Skal! Slainte! Here's mud in your eye!
You raise your glass to life, family, your favorite sports team, good times and good friends. But what will you drink? Read “Locally Brewed” by Anna Blessing and get some new ideas.
If the beer choices seem endless these days, it's because they are. In the year it took Blessing to research and write her book, a new brewery opened somewhere in the country every day.
Blessing estimates that the Unites States is home to about 3,000 craft breweries. There's no single definition of “craft brewery,” so the two words describe lots of different operations with colorful stories.
The second-oldest family-owned brewery in America is in Minnesota, in a beautiful valley where peacocks roam the hops fields.
Another Minnesota brewery has a law named after it.
A Michigan brewery was established after its founder had a scare with the Feds.
Another was co-founded by an elementary school teacher, and another stays in business because of a $250,000 mug.

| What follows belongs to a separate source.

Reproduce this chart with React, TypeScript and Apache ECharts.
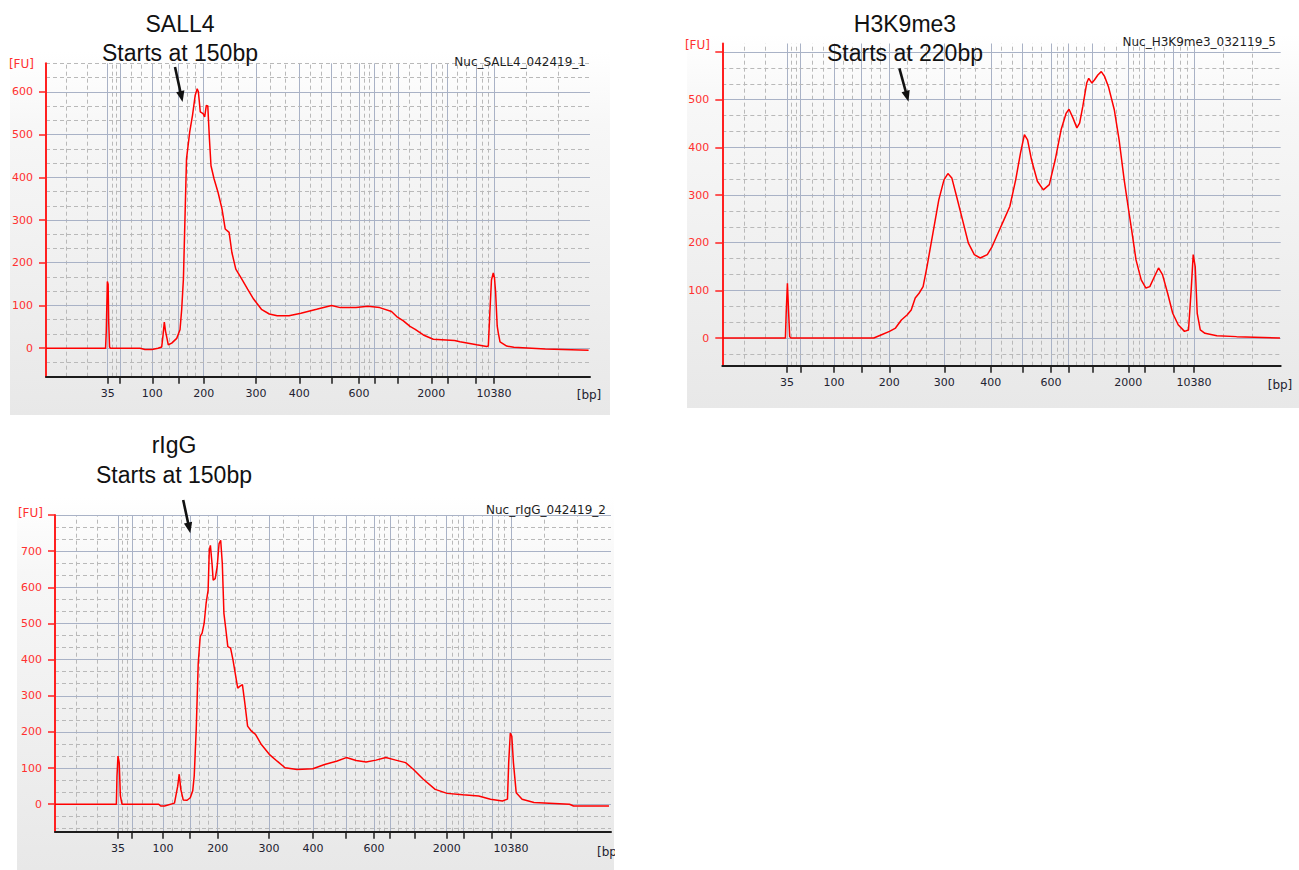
import React, { useEffect, useRef } from "react";
import * as echarts from "echarts";

// Ladder sizes (bp) shown as ticks on every electropherogram
const BP_LADDER = [35, 50, 100, 150, 200, 300, 400, 500, 600, 700, 1000, 2000, 3000, 7000, 10380];
const BP_LABELED = [35, 100, 200, 300, 400, 600, 2000, 10380];

// Migration position (0-100 across the x axis) of each ladder size, per run
const sall4LadderPos = [11.34, 13.6, 19.54, 24.32, 28.99, 38.6, 46.56, 52.52, 57.54, 60.35, 64.71, 70.83, 73.77, 79.04, 82.35];
const h3k9LadderPos = [11.59, 14.04, 20.0, 24.96, 29.91, 39.76, 48.08, 53.8, 58.86, 62.03, 66.26, 72.71, 75.57, 80.84, 84.47];
const riggLadderPos = [11.33, 13.85, 19.42, 24.28, 29.26, 38.49, 46.4, 52.34, 57.37, 60.25, 64.62, 70.45, 73.43, 78.6, 82.01];

// Traces: migration position and fluorescence [FU]
const sall4Pos = [0, 10.95, 11.08, 11.28, 11.42, 11.52, 11.68, 11.86, 17.28, 18.2, 19.49, 20.59, 21.27, 21.51, 21.75, 21.97, 22.48, 23.11, 24.03, 24.63, 24.94, 25.26, 25.48, 25.83, 26.42, 26.93, 27.43, 27.79, 28.01, 28.36, 28.88, 29.17, 29.47, 29.74, 30.04, 30.33, 30.9, 31.62, 32.35, 32.94, 33.66, 34.17, 34.89, 35.97, 37.06, 38.16, 39.6, 41.05, 42.5, 44.67, 46.86, 49.74, 52.5, 54.1, 56.99, 59.17, 61.34, 63.51, 64.47, 65.7, 66.91, 67.87, 69.36, 71.19, 75.11, 76.1, 79.17, 81.01, 81.31, 81.62, 81.89, 82.22, 82.44, 82.65, 82.94, 83.14, 83.46, 84.69, 86.0, 91.78, 99.74];
const sall4FU = [0, 0, 40, 156, 150, 65, 3, 0, 0, -3, -3, 0, 3, 30, 61, 40, 8, 12, 23, 43, 90, 162, 271, 443, 506, 545, 592, 607, 600, 553, 549, 541, 568, 567, 490, 427, 396, 365, 326, 279, 271, 224, 185, 162, 138, 115, 91, 80, 76, 76, 82, 91, 100, 95, 95, 98, 95, 86, 74, 64, 51, 44, 31, 21, 18, 15, 8, 4, 5, 91, 160, 176, 165, 131, 52, 36, 15, 5, 2, -2, -5];

const h3k9Pos = [0, 11.3, 11.44, 11.66, 11.87, 12.07, 12.29, 27.13, 28.53, 29.94, 31.02, 32.07, 33.13, 33.83, 34.55, 35.24, 35.96, 36.66, 37.72, 38.77, 39.7, 40.4, 41.1, 41.96, 43.02, 44.07, 45.13, 46.19, 47.46, 48.32, 49.37, 50.43, 51.49, 52.54, 53.4, 54.1, 54.67, 55.37, 56.43, 57.49, 58.56, 59.62, 60.67, 61.59, 62.09, 62.79, 63.5, 63.99, 64.56, 65.26, 65.62, 66.19, 66.67, 67.25, 67.87, 68.45, 69.14, 70.2, 71.06, 71.97, 72.67, 73.39, 74.09, 75.02, 75.86, 76.56, 77.27, 78.12, 78.83, 79.75, 80.66, 81.64, 82.77, 83.49, 83.97, 84.33, 84.69, 85.05, 85.6, 86.44, 88.57, 92.1, 99.87];
const h3k9FU = [0, 0, 52, 115, 56, 3, 0, 0, 7, 14, 21, 38, 49, 59, 84, 94, 108, 150, 220, 290, 332, 345, 336, 297, 248, 199, 175, 168, 175, 192, 220, 248, 276, 332, 388, 427, 416, 374, 329, 311, 322, 374, 437, 472, 480, 462, 441, 451, 486, 535, 545, 535, 542, 552, 559, 549, 528, 479, 416, 332, 276, 220, 164, 122, 105, 108, 126, 147, 133, 94, 52, 28, 14, 17, 101, 175, 150, 52, 17, 10, 5, 3, 0];

const riggPos = [0, 11.04, 11.15, 11.33, 11.55, 11.76, 12.05, 18.65, 19.01, 19.71, 21.49, 22.07, 22.34, 22.63, 23.06, 23.76, 24.33, 24.77, 25.04, 25.4, 25.76, 26.12, 26.46, 26.82, 27.18, 27.54, 27.75, 27.95, 28.24, 28.45, 28.81, 29.17, 29.51, 29.8, 30.09, 30.38, 30.74, 31.08, 31.58, 32.01, 32.5, 32.86, 33.22, 33.71, 34.14, 34.64, 35.34, 36.06, 37.12, 38.54, 39.96, 41.38, 43.53, 46.37, 48.49, 50.63, 52.39, 54.17, 55.95, 57.73, 59.5, 61.28, 63.06, 64.48, 66.24, 68.38, 70.52, 73.36, 76.2, 78.33, 80.47, 81.38, 81.6, 81.89, 82.16, 82.45, 82.95, 84.01, 86.15, 92.54, 93.26, 99.64];
const riggFU = [0, 0, 78, 133, 115, 23, 0, 0, -5, -5, 3, 50, 83, 41, 12, 11, 18, 37, 78, 207, 390, 464, 473, 500, 556, 592, 702, 716, 666, 620, 624, 657, 721, 730, 666, 528, 482, 436, 432, 399, 354, 321, 326, 331, 280, 216, 202, 193, 165, 138, 119, 101, 96, 98, 110, 119, 129, 121, 117, 122, 129, 122, 115, 96, 69, 41, 30, 26, 23, 14, 9, 14, 115, 197, 188, 115, 32, 14, 5, 0, -5, -5];

// Y axis ticks / labels
const sall4YTicks = [0, 100, 200, 300, 400, 500, 600];
const sall4YLabels = [0, 100, 200, 300, 400, 500, 600];
const h3k9YTicks = [0, 100, 200, 300, 400, 500, 600];
const h3k9YLabels = [0, 100, 200, 300, 400, 500];
const riggYTicks = [0, 100, 200, 300, 400, 500, 600, 700, 800];
const riggYLabels = [0, 100, 200, 300, 400, 500, 600, 700];

const panels = [
  { name: "Nuc_SALL4_042419_1", ladder: sall4LadderPos, pos: sall4Pos, fu: sall4FU, yMin: -66.67, yMax: 666.67, yTicks: sall4YTicks, yLabels: sall4YLabels,
    grid: { left: 46, top: 63.3, width: 544, height: 313.4 } },
  { name: "Nuc_H3K9me3_032119_5", ladder: h3k9LadderPos, pos: h3k9Pos, fu: h3k9FU, yMin: -58, yMax: 618, yTicks: h3k9YTicks, yLabels: h3k9YLabels,
    grid: { left: 722.3, top: 43.5, width: 558.4, height: 322.2 } },
  { name: "Nuc_rIgG_042419_2", ladder: riggLadderPos, pos: riggPos, fu: riggFU, yMin: -76, yMax: 800, yTicks: riggYTicks, yLabels: riggYLabels,
    grid: { left: 55, top: 515, width: 556, height: 316.7 } },
];

const SOLID = { color: "#a9b2c6", width: 1, type: "solid" };
const DASH = { color: "#b9b9b9", width: 1, type: [4, 3] };
const FONT = "DejaVu Sans";

function gridLineSeries(idx: number, ladder: number[], yMin: number, yMax: number) {
  const data: any[] = [];
  ladder.forEach((p) => data.push({ xAxis: p, lineStyle: SOLID }));
  const xs = [0, ...ladder, 100];
  for (let i = 0; i < xs.length - 1; i++) {
    const a = xs[i], b = xs[i + 1];
    data.push({ xAxis: a + (b - a) / 3, lineStyle: DASH });
    data.push({ xAxis: a + (2 * (b - a)) / 3, lineStyle: DASH });
  }
  for (let k = Math.ceil(yMin / 100) * 100; k <= yMax + 0.01; k += 100) data.push({ yAxis: k, lineStyle: SOLID });
  for (let m = Math.ceil((yMin * 3) / 100 - 0.001); (m * 100) / 3 <= yMax + 0.01; m++) {
    const v = (m * 100) / 3;
    if (m % 3 !== 0 && v > yMin + 1) data.push({ yAxis: v, lineStyle: DASH });
  }
  return {
    type: "line", xAxisIndex: idx, yAxisIndex: idx, data: [], silent: true, z: 1,
    markLine: { silent: true, symbol: ["none", "none"], label: { show: false }, animation: false, z: 1, data },
  };
}

function arrow(x1: number, y1: number, x2: number, y2: number) {
  const dx = x2 - x1, dy = y2 - y1, L = Math.hypot(dx, dy);
  const ux = dx / L, uy = dy / L, hl = 11, hw = 4.2;
  const bx = x2 - ux * hl, by = y2 - uy * hl;
  return [
    { type: "line", z: 100, shape: { x1, y1, x2: bx + ux * 2, y2: by + uy * 2 }, style: { stroke: "#111", lineWidth: 2.6 } },
    { type: "polygon", z: 100, shape: { points: [[x2, y2], [bx - uy * hw, by + ux * hw], [bx + uy * hw, by - ux * hw]] }, style: { fill: "#111" } },
  ];
}

function bigText(text: string, x: number, y: number) {
  return { type: "text", z: 100, x, y, style: { text, fill: "#111", fontSize: 23, fontFamily: "Liberation Sans", align: "center", verticalAlign: "middle" } };
}
function smallText(text: string, x: number, y: number, align: string, fill: string, size = 11) {
  return { type: "text", z: 100, x, y, style: { text, fill, fontSize: size, fontFamily: FONT, align, verticalAlign: "middle" } };
}
function bg(x: number, y: number, w: number, h: number) {
  return {
    type: "rect", z: -100, shape: { x, y, width: w, height: h },
    style: { fill: new echarts.graphic.LinearGradient(0, 0, 0, 1, [
      { offset: 0, color: "#ffffff" }, { offset: 0.2, color: "#f7f7f7" }, { offset: 1, color: "#e8e8e8" }]) },
  };
}

export default function App() {
  const ref = useRef<HTMLDivElement>(null);
  useEffect(() => {
    if (!ref.current) return;
    const chart = echarts.init(ref.current, undefined, { renderer: "svg" });
    const xAxis = panels.map((p, i) => {
      const labeled = p.ladder.filter((_, j) => BP_LABELED.includes(BP_LADDER[j]));
      return {
        type: "value", gridIndex: i, min: 0, max: 100, z: 5,
        axisLine: { show: true, onZero: false, lineStyle: { color: "#1c1c1c", width: 2 } },
        axisTick: { show: true, customValues: p.ladder, length: 7, lineStyle: { color: "#1c1c1c", width: 1.5 } },
        axisLabel: {
          customValues: labeled, margin: 11, color: "#222230", fontSize: 11, fontFamily: FONT, hideOverlap: false,
          formatter: (v: number) => {
            const j = p.ladder.findIndex((q) => Math.abs(q - v) < 1e-6);
            return j >= 0 ? String(BP_LADDER[j]) : "";
          },
        },
        splitLine: { show: false },
      };
    });
    const yAxis = panels.map((p, i) => ({
      type: "value", gridIndex: i, min: p.yMin, max: p.yMax, z: 5,
      axisLine: { show: true, onZero: false, lineStyle: { color: "#ff2020", width: 2 } },
      axisTick: { show: true, customValues: p.yTicks, length: 7, lineStyle: { color: "#ff2020", width: 1.5 } },
      axisLabel: { customValues: p.yLabels, margin: 13, color: "#ff3030", fontSize: 11, fontFamily: FONT, formatter: (v: number) => String(v) },
      splitLine: { show: false },
    }));
    const series: any[] = [];
    panels.forEach((p, i) => {
      series.push(gridLineSeries(i, p.ladder, p.yMin, p.yMax));
      series.push({
        type: "line", xAxisIndex: i, yAxisIndex: i, z: 10, symbol: "none", showSymbol: false, silent: true,
        lineStyle: { color: "#ff0000", width: 1.5 },
        data: p.pos.map((x, j) => [x, p.fu[j]]),
      });
    });
    const graphic: any[] = [
      bg(10, 52, 600, 363), bg(687, 34, 612, 374), bg(17, 497, 597, 373),
      bigText("SALL4", 180, 24), bigText("Starts at 150bp", 180, 53),
      bigText("H3K9me3", 905, 24), bigText("Starts at 220bp", 905, 53),
      bigText("rIgG", 174, 445), bigText("Starts at 150bp", 174, 475),
      ...arrow(175, 67, 182.6, 102), ...arrow(899.4, 68.3, 908.5, 101.7), ...arrow(183.2, 500, 190.3, 533.3),
      smallText("Nuc_SALL4_042419_1", 586, 61.5, "right", "#1e1e1e", 12),
      smallText("Nuc_H3K9me3_032119_5", 1276, 41.5, "right", "#1e1e1e", 12),
      smallText("Nuc_rIgG_042419_2", 606, 510, "right", "#1e1e1e", 12),
      smallText("[FU]", 34, 63.5, "right", "#ff3030", 12), smallText("[FU]", 710, 45, "right", "#ff3030", 12), smallText("[FU]", 43, 512.5, "right", "#ff3030", 12),
      smallText("[bp]", 589, 395, "center", "#222230", 12), smallText("[bp]", 1280, 385, "center", "#222230", 12), smallText("[bp]", 597, 852, "left", "#222230", 12),
      { type: "rect", z: 120, shape: { x: 615, y: 835, width: 60, height: 35 }, style: { fill: "#ffffff" } },
    ];
    chart.setOption({
      animation: false,
      backgroundColor: "#ffffff",
      grid: panels.map((p) => ({ ...p.grid, containLabel: false, outerBoundsMode: "none" })),
      xAxis, yAxis, series, graphic,
    });
    return () => chart.dispose();
  }, []);
  return <div ref={ref} style={{ position: "absolute", left: 0, top: 0, width: 1299, height: 870 }} />;
}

In Wisconsin, the nation's first USDA-certified organic beer is brewed by the same folks who crafted the “first fruit beer since Prohibition.”
At another Wisconsin brewery, the brewer's wife is an accomplished artist and designs all of the labels.
Using as-authentic-as-possible vessels, an Ohio brewer—who's more passionate about history than beer—makes brew based on ancient Sumerian recipes.
Indiana is home to a brewery with a fanatical cult following and release parties that attract thousands.
Illinois has one of the tiniest breweries, so cramped that one person can barely move around. The state also boasts a Latin American brewery and a brewery that was inspired by a college class. (They got an “A.”)
OK, now you're thirsty.
You'll want to make a list of tour information and beers you'd like to try while you're reading “Locally Brewed” and looking at its plentiful photographs. Blessing makes that easy. She offers brief but fact-filled chapters on 20 breweries and a small list of pubs that feature their beers—which I thought was a nice, tempting tease for beer-drinking readers.
I loved seeing label and poster artwork in the book. I also got a kick out of the “playlist” because, after all, what's beer without tunes and friends?
Even if you don't live in the Midwest, the beer discussed in this book might be distributed widely. Or maybe a pilgrimage to the brewery is in order. If that sounds like fun, grab a designated driver, a copy of “Locally Brewed,” and hit the road.